What I want to do is run subtotals and average the Avg daily water
consumption per LotPlan (some have four readings, some may only have one).
However, Excel will not let me subtotal, as it gives me the end of data
error, which I figure is related to the size of the spreadsheet. What I was
doing was appending the data so I had one worksheet with all the information,
identified by LotPlan, and also by reading period; however, I cannot do this
either, as then it is more than 65K rows. Are there any ways I can get around
these problems in Excel 2003 or 2007? If not, can I do it in Access or SPSS
or other software? I have 4Gig RAM, although it is still very slow! Thanks
for any help.
  #2   Report Post  
Posted to microsoft.public.excel.worksheet.functions
external usenet poster
 
Posts: 915
Default Subtotals in very large datasets

heather wrote:
I have a number of very large datasets of household water consumption which I
want to combine so I have an average reading per house per year (eg I have
four spreadsheets per year, for an area (or subset of area, it is a city, and
some are VERY large)). Each row has an identifier, LotPlan, most of which are
unique, but there are some duplicates (where this is so, they refer to the
same parcel, so I can just average or sum the readings with no problem). I
have deleted all zero records.

What I want to do is run subtotals and average the Avg daily water
consumption per LotPlan (some have four readings, some may only have one).
However, Excel will not let me subtotal, as it gives me the end of data
error, which I figure is related to the size of the spreadsheet. What I was
doing was appending the data so I had one worksheet with all the information,
identified by LotPlan, and also by reading period; however, I cannot do this
either, as then it is more than 65K rows. Are there any ways I can get around
these problems in Excel 2003 or 2007? If not, can I do it in Access or SPSS
or other software? I have 4Gig RAM, although it is still very slow! Thanks
for any help.


A few thoughts...

In E2007 AFAIK you will not have this problem unless you have up around
1M rows. But, I do not have E2007 so cannot say for sure.

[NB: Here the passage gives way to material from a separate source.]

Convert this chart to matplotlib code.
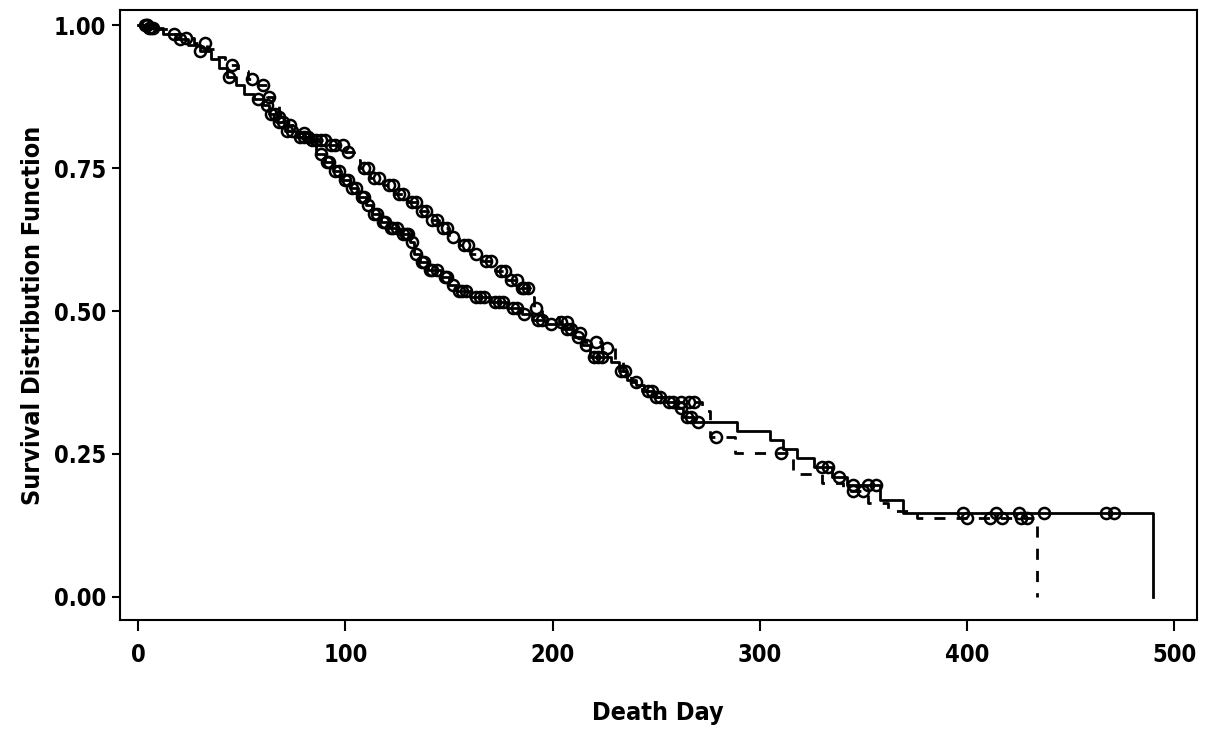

In E2003 you might be able to get subtotals adequately by using a Pivot
Table. Oh, maybe not since the consolidated data exceeds 64K rows.

Were it me hitting the limit, as it were, it would be time to port the
data to something more capable. Access is a logical choice. With the
consolidated data in one table Access can easily aggregate totals and
averages.

  #3   Report Post  
Posted to microsoft.public.excel.worksheet.functions
external usenet poster
 
Posts: 148
Default Subtotals in very large datasets

Thanks, after posting, I did as you said - ported it to Access, and it is
working fine! Still need to figure out some things re averaging in Access,
but shouldn't be an issue. (I couldn't do a pivot table in 2003 or 2007
because of the row limitation...)
thanks again

"smartin" wrote:

heather wrote:
I have a number of very large datasets of household water consumption which I
want to combine so I have an average reading per house per year (eg I have
four spreadsheets per year, for an area (or subset of area, it is a city, and
some are VERY large)). Each row has an identifier, LotPlan, most of which are
unique, but there are some duplicates (where this is so, they refer to the
same parcel, so I can just average or sum the readings with no problem). I
have deleted all zero records.

What I want to do is run subtotals and average the Avg daily water
consumption per LotPlan (some have four readings, some may only have one).
However, Excel will not let me subtotal, as it gives me the end of data
error, which I figure is related to the size of the spreadsheet. What I was
doing was appending the data so I had one worksheet with all the information,
identified by LotPlan, and also by reading period; however, I cannot do this
either, as then it is more than 65K rows. Are there any ways I can get around
these problems in Excel 2003 or 2007? If not, can I do it in Access or SPSS
or other software? I have 4Gig RAM, although it is still very slow! Thanks
for any help.


A few thoughts...

In E2007 AFAIK you will not have this problem unless you have up around
1M rows. But, I do not have E2007 so cannot say for sure.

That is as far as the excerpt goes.